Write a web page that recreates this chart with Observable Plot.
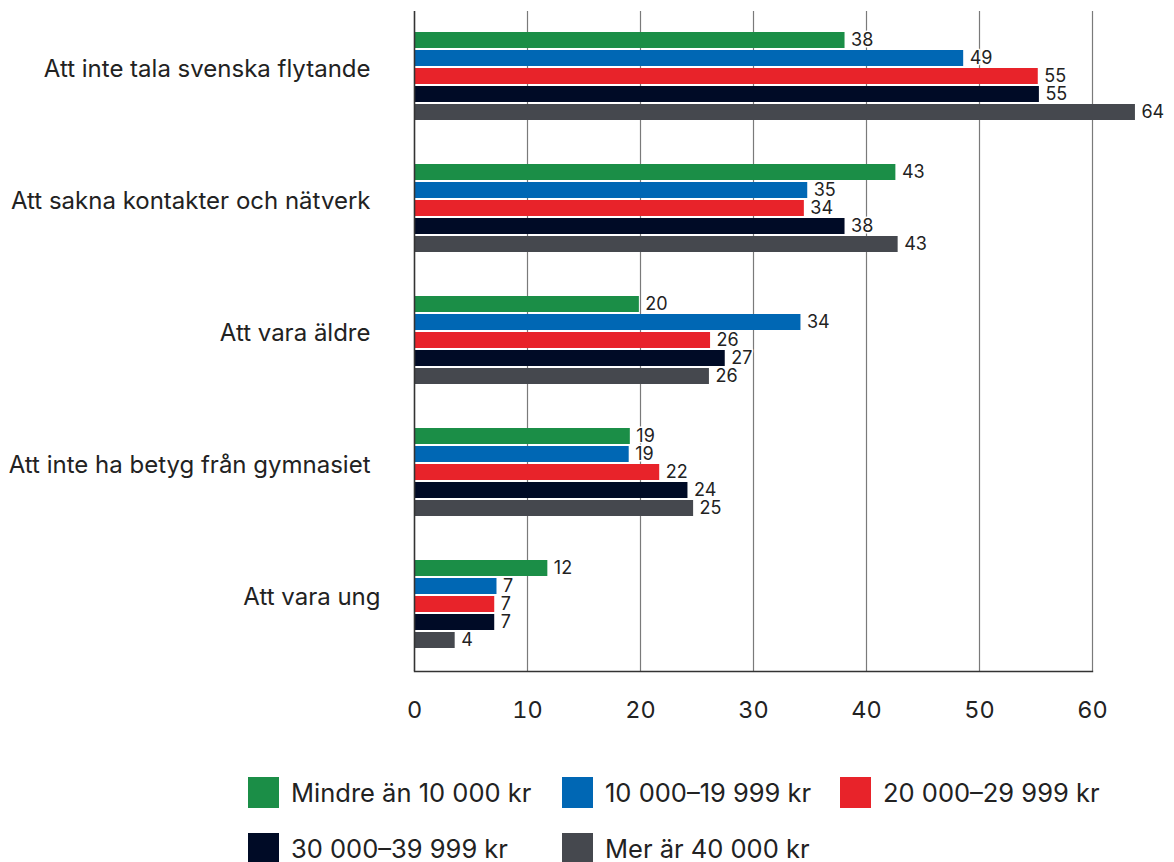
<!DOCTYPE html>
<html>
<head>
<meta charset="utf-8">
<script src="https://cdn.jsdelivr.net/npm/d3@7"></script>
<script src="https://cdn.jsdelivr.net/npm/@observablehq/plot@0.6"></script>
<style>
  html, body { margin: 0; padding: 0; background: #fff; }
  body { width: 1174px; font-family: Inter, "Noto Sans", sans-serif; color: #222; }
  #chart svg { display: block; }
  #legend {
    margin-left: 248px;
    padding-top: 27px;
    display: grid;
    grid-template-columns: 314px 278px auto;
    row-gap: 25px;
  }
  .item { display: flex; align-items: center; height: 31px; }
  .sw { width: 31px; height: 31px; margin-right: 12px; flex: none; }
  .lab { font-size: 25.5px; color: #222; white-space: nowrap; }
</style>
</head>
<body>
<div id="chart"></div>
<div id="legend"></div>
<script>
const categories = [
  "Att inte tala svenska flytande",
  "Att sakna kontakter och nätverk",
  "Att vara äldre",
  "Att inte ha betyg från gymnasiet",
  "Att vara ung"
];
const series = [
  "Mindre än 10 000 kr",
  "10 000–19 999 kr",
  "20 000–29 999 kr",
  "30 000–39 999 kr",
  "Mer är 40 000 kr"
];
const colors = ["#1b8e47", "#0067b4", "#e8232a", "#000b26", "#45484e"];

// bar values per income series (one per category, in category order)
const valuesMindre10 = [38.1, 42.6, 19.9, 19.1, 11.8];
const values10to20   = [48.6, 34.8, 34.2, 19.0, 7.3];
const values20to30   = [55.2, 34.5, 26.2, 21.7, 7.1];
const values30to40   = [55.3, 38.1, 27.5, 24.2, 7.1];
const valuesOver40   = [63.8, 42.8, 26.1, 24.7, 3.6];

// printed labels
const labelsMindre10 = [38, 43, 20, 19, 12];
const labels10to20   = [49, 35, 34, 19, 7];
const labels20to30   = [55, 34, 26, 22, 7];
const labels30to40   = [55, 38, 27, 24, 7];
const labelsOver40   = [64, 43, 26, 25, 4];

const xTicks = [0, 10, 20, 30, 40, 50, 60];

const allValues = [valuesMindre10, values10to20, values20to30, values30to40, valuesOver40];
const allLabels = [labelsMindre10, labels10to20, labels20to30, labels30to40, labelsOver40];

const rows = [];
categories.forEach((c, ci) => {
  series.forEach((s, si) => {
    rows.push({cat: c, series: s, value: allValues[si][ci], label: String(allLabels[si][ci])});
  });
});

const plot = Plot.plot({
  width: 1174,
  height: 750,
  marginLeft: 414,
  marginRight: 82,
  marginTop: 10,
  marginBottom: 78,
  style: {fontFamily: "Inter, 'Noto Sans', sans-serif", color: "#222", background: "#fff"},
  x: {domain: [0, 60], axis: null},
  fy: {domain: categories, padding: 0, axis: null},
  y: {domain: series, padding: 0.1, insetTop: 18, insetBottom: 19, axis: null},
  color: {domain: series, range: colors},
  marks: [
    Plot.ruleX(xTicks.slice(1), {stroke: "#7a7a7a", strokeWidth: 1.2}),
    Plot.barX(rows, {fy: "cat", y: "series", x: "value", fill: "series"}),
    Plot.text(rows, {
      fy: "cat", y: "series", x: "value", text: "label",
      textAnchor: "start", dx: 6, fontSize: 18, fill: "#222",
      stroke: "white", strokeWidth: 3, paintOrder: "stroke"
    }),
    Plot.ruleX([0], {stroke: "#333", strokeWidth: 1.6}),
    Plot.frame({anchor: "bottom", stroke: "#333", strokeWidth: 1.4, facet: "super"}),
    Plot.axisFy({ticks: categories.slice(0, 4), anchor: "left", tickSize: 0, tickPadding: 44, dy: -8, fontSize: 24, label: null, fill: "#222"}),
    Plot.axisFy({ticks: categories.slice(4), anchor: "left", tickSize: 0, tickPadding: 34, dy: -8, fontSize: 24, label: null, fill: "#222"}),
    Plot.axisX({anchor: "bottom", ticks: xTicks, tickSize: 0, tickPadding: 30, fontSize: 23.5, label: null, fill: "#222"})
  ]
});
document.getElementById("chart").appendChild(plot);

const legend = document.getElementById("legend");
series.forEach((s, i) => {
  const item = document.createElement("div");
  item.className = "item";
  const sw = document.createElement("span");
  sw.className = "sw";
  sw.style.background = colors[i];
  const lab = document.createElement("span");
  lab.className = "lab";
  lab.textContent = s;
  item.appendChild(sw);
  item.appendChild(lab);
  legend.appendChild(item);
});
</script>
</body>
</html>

What to work on: Spot every line that holds "chart" and copy it.

Solution for this problem:
Write a web page that recreates this chart with Observable Plot.
  #chart svg { display: block; }
<div id="chart"></div>
document.getElementById("chart").appendChild(plot);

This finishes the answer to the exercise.